_SOURCE DATA_.

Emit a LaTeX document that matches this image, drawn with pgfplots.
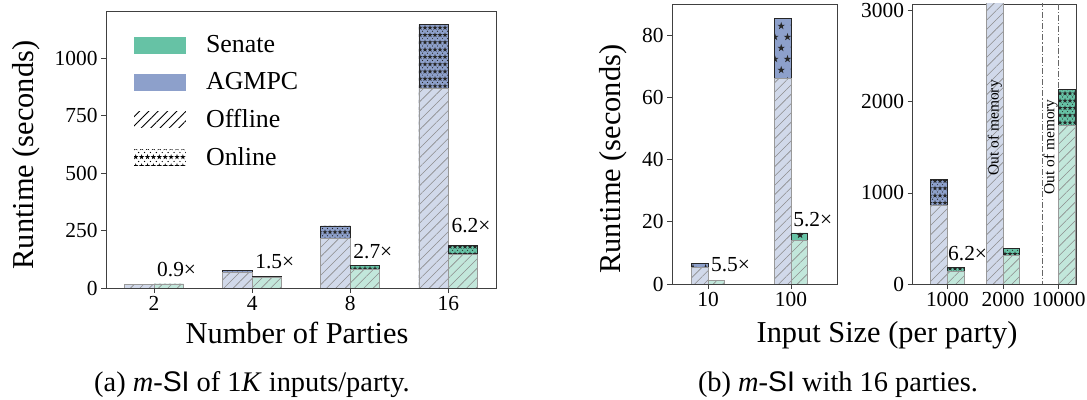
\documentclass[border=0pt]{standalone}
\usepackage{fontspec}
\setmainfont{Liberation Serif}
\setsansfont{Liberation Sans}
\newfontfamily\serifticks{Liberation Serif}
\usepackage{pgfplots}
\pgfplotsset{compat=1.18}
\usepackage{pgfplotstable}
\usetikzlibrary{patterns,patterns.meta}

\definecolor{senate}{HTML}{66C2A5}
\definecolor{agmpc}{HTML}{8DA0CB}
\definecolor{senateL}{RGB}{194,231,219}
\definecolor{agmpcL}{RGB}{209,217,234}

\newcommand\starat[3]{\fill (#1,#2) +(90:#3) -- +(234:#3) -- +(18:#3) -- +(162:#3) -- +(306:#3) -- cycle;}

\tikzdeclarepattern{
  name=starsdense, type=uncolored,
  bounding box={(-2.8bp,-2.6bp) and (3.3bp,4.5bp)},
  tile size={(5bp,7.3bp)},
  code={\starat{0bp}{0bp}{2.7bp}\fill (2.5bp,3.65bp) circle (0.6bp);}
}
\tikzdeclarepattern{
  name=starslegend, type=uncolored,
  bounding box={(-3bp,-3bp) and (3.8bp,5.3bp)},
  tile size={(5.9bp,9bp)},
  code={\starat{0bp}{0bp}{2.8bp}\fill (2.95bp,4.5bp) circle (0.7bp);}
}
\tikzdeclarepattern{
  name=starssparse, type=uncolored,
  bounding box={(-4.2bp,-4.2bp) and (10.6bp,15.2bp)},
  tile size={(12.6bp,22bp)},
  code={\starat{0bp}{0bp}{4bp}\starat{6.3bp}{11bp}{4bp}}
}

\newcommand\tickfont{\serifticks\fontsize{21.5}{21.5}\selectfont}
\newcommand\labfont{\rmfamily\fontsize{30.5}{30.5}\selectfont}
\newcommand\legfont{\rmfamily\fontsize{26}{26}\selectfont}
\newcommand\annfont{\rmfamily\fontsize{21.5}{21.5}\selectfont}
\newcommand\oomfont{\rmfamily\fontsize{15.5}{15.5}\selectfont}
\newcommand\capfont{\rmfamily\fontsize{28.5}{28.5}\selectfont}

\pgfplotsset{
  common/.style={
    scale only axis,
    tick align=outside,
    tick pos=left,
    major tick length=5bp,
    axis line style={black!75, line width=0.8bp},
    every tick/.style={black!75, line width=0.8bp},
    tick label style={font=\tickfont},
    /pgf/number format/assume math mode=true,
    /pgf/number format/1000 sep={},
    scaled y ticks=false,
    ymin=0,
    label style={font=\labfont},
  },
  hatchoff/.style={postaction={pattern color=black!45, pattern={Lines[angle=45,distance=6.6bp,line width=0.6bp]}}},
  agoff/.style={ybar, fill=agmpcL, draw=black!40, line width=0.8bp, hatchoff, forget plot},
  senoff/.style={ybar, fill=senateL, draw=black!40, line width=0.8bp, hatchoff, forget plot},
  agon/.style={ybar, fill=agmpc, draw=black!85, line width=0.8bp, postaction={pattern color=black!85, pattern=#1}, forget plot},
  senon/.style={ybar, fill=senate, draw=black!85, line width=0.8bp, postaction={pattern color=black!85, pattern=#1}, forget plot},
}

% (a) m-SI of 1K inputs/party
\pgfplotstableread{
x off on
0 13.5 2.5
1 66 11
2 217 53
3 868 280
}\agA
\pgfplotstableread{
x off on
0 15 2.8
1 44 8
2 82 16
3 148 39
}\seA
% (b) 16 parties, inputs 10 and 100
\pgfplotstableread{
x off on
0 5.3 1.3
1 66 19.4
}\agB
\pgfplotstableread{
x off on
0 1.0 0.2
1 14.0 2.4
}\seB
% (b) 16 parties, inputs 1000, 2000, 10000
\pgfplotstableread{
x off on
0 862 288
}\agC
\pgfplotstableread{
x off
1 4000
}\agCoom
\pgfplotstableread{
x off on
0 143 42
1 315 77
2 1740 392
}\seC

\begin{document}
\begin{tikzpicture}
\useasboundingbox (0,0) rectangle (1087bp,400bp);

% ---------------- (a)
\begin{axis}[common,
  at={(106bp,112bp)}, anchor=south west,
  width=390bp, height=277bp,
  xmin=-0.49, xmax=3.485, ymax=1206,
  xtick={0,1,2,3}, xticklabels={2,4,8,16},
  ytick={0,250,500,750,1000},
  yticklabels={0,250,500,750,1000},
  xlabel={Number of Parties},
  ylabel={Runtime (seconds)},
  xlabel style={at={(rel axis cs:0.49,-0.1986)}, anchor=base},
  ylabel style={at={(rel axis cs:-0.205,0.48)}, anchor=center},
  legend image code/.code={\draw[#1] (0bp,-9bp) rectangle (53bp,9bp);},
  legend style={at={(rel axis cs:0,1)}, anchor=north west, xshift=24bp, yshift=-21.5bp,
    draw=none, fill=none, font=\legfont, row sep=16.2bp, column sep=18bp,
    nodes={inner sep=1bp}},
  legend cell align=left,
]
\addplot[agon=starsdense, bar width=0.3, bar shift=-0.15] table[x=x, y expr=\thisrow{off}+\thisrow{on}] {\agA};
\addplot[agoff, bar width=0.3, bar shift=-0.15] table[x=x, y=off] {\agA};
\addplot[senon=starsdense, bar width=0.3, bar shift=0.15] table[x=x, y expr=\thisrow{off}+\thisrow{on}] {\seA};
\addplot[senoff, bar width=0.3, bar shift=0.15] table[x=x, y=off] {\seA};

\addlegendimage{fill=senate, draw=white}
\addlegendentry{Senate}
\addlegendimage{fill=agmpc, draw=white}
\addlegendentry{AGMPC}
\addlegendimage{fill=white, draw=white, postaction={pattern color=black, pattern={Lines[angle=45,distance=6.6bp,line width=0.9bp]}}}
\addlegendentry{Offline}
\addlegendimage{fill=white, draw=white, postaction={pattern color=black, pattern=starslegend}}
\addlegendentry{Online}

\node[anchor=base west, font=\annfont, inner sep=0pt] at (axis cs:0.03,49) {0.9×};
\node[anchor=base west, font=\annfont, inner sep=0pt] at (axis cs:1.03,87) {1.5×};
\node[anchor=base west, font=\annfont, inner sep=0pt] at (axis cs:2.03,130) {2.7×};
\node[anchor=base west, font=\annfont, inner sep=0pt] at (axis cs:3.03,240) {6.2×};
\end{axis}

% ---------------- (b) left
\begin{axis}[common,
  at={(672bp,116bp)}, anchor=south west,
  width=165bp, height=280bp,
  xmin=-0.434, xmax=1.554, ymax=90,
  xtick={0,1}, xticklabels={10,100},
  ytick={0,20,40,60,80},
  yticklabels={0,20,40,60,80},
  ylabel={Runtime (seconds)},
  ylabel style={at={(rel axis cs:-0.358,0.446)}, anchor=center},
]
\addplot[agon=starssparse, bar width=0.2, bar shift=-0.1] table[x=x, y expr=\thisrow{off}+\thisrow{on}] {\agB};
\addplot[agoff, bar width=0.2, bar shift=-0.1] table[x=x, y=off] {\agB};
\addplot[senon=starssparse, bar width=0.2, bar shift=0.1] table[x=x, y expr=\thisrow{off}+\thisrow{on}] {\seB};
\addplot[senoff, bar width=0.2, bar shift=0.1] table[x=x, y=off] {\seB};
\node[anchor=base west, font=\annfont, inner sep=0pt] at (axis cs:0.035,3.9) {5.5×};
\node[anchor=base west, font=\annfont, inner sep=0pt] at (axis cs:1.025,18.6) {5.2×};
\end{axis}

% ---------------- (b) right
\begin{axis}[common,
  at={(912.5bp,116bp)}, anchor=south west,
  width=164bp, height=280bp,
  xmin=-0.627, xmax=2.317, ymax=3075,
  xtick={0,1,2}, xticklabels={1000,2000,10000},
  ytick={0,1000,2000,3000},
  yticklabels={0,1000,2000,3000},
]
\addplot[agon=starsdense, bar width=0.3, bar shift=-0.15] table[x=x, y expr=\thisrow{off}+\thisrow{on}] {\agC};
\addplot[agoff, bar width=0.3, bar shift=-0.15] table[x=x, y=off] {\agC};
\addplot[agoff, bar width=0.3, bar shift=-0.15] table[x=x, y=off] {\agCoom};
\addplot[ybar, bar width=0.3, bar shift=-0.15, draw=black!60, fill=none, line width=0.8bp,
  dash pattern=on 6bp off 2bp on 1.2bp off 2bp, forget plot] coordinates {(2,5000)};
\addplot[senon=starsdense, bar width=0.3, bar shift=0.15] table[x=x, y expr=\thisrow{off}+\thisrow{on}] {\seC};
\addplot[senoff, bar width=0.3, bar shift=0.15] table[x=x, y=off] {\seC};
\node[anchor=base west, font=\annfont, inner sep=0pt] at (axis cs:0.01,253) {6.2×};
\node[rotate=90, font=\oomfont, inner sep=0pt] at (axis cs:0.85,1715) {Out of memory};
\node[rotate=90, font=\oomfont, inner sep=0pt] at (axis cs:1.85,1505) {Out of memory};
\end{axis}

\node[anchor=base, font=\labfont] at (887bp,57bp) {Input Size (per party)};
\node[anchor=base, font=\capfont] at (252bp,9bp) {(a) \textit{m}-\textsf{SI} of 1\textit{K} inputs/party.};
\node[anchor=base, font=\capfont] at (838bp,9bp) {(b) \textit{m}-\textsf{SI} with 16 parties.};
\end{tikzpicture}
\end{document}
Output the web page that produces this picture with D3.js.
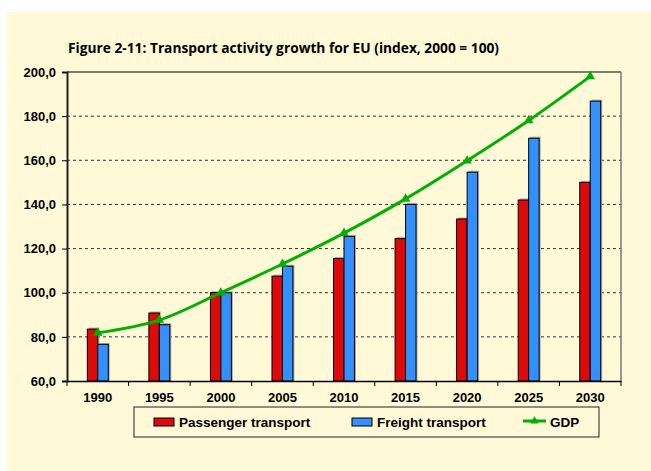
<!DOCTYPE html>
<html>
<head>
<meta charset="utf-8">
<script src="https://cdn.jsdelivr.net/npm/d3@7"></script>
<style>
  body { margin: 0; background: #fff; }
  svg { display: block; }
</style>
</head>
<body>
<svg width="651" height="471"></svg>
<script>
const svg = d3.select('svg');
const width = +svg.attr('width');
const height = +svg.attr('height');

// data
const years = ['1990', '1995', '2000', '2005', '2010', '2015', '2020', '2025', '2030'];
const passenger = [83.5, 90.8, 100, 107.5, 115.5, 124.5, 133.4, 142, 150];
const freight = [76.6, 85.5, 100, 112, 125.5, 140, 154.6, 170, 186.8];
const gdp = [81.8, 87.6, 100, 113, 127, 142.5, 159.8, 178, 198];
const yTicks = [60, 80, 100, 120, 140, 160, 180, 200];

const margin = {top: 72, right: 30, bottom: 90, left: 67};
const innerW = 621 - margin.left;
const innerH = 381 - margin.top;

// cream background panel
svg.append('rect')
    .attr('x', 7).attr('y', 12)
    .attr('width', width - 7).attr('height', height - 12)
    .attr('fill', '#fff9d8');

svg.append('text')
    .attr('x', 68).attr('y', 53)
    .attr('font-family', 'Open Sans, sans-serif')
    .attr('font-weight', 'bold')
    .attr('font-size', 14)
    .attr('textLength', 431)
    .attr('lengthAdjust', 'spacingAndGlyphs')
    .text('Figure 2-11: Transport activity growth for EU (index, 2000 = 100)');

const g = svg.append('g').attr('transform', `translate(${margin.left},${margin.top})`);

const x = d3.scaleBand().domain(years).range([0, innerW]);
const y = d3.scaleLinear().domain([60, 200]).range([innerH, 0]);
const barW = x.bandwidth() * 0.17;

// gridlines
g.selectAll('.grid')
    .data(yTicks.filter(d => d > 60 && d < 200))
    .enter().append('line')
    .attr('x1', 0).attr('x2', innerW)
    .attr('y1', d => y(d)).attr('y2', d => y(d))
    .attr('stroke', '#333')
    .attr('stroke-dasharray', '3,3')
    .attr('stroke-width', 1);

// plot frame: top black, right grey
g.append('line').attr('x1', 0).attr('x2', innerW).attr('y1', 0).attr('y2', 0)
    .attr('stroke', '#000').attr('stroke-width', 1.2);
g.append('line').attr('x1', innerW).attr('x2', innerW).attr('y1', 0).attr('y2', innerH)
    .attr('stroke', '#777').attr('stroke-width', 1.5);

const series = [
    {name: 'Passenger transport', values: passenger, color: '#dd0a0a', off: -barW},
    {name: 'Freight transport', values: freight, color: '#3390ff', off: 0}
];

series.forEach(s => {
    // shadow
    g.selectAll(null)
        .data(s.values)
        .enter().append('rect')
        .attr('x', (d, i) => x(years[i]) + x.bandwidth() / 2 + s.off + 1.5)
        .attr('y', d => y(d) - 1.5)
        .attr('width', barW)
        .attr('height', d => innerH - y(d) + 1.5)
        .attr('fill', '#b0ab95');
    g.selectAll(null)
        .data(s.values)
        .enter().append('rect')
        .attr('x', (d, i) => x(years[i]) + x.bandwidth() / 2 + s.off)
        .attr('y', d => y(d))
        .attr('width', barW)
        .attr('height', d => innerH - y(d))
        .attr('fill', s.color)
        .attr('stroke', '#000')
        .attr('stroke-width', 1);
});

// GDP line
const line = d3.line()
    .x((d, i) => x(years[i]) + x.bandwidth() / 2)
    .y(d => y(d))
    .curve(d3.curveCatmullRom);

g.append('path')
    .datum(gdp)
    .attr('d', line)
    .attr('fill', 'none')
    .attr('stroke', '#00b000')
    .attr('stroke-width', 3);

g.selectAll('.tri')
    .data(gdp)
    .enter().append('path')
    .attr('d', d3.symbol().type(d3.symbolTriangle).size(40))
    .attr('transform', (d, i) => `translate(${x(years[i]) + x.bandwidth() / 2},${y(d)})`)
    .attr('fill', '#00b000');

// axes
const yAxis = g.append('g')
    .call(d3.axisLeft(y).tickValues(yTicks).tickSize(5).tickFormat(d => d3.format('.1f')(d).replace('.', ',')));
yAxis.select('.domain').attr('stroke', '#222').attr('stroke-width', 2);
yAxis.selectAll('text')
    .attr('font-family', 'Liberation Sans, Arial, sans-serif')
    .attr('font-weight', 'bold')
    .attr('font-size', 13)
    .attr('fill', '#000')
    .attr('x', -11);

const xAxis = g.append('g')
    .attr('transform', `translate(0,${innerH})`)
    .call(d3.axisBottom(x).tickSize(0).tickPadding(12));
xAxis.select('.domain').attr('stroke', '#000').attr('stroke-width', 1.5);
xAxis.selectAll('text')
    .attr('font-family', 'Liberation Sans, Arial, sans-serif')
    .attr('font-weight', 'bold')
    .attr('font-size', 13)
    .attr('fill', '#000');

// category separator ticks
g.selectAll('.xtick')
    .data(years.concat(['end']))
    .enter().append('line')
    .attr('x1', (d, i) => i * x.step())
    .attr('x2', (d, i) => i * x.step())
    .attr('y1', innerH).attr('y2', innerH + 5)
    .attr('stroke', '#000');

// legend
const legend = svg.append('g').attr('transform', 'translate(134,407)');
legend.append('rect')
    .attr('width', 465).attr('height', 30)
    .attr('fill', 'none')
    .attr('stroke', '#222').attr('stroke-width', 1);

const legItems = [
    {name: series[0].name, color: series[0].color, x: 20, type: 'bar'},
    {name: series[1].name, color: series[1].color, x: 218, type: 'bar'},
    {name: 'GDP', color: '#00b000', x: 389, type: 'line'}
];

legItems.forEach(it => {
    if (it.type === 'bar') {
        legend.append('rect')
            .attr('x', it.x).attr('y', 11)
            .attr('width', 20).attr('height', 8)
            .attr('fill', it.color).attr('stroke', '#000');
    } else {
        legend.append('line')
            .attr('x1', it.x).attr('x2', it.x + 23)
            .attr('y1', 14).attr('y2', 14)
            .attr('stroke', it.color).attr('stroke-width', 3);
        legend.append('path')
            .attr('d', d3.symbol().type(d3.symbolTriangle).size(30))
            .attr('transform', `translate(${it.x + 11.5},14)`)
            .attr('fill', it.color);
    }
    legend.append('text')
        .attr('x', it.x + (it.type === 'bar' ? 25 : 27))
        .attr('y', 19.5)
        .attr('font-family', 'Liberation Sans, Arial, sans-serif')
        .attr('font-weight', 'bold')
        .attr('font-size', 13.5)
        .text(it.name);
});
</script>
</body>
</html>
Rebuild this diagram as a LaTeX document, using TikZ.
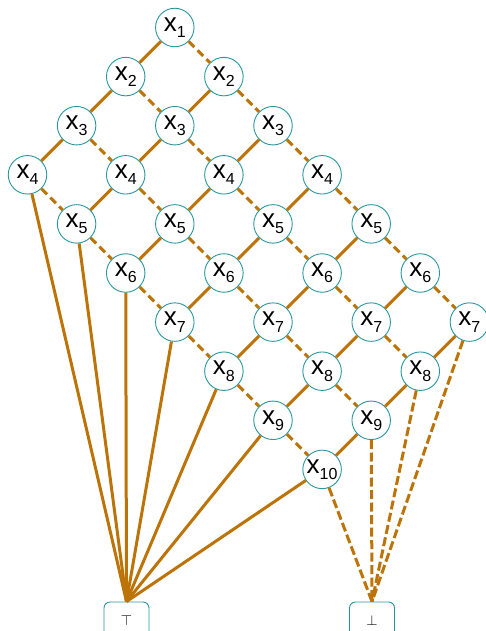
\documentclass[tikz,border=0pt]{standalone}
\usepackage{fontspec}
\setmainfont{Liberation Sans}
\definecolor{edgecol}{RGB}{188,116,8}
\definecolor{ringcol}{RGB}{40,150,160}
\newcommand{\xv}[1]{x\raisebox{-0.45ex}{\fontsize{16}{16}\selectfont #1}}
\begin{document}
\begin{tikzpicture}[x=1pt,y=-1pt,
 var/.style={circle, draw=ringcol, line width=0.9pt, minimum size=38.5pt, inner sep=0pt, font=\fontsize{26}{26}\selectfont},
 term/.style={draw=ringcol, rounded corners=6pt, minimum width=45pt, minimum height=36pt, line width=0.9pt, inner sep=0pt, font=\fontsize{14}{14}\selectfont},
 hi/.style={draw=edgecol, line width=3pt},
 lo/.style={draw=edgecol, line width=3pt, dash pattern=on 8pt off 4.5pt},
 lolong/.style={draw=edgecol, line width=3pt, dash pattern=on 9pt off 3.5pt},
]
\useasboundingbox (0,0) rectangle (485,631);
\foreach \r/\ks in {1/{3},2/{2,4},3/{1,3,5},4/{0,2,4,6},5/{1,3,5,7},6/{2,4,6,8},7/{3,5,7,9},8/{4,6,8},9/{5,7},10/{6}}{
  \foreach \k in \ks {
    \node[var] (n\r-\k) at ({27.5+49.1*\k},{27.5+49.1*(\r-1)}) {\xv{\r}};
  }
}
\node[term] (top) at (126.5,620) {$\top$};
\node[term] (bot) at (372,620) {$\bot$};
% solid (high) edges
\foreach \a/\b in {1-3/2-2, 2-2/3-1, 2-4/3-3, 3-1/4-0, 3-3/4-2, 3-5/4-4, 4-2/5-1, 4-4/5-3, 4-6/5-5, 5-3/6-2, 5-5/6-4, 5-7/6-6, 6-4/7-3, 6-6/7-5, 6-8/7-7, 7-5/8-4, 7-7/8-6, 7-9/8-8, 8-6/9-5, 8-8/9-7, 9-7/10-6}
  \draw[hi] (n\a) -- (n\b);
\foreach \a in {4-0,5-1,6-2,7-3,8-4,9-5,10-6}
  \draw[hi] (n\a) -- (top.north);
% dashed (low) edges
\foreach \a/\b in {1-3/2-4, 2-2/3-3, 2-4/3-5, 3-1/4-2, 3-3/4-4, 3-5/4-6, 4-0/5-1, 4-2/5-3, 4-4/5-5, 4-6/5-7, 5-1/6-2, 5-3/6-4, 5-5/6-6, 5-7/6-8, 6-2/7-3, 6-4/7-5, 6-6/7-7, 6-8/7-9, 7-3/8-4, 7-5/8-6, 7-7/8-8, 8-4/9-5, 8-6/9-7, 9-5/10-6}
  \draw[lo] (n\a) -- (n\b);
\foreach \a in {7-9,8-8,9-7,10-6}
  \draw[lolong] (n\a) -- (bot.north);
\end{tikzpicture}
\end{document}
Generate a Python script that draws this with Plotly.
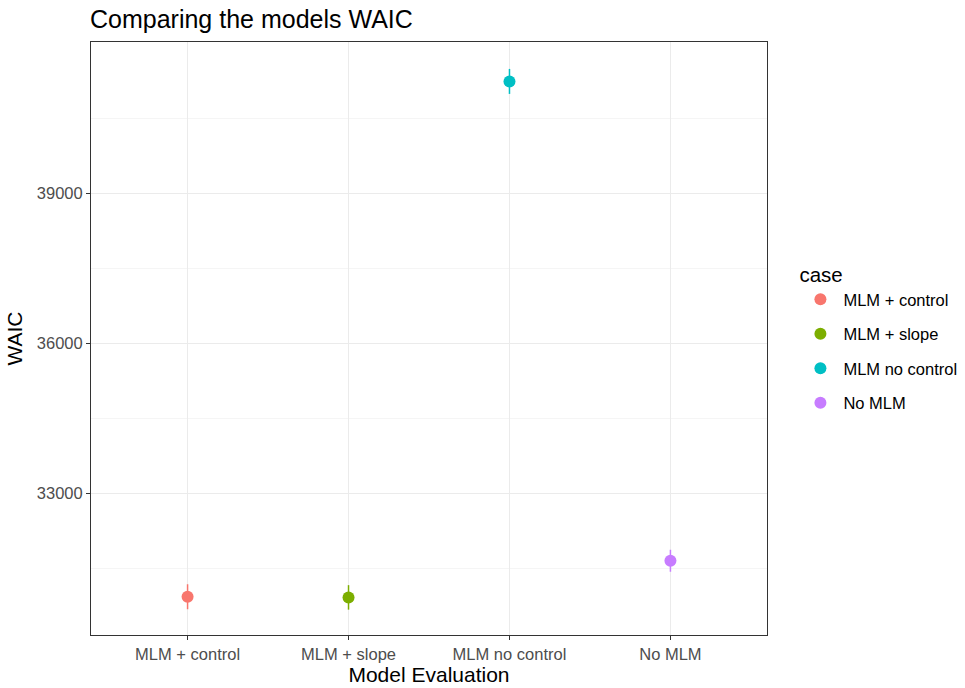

_WHAT TO DO_.
Scan the lines above for "LaTeX", then copy every one that has it.

_FINAL RESULT_.
Emit a LaTeX document that matches this image, drawn with pgfplots.
Rebuild this diagram as a LaTeX document, using TikZ.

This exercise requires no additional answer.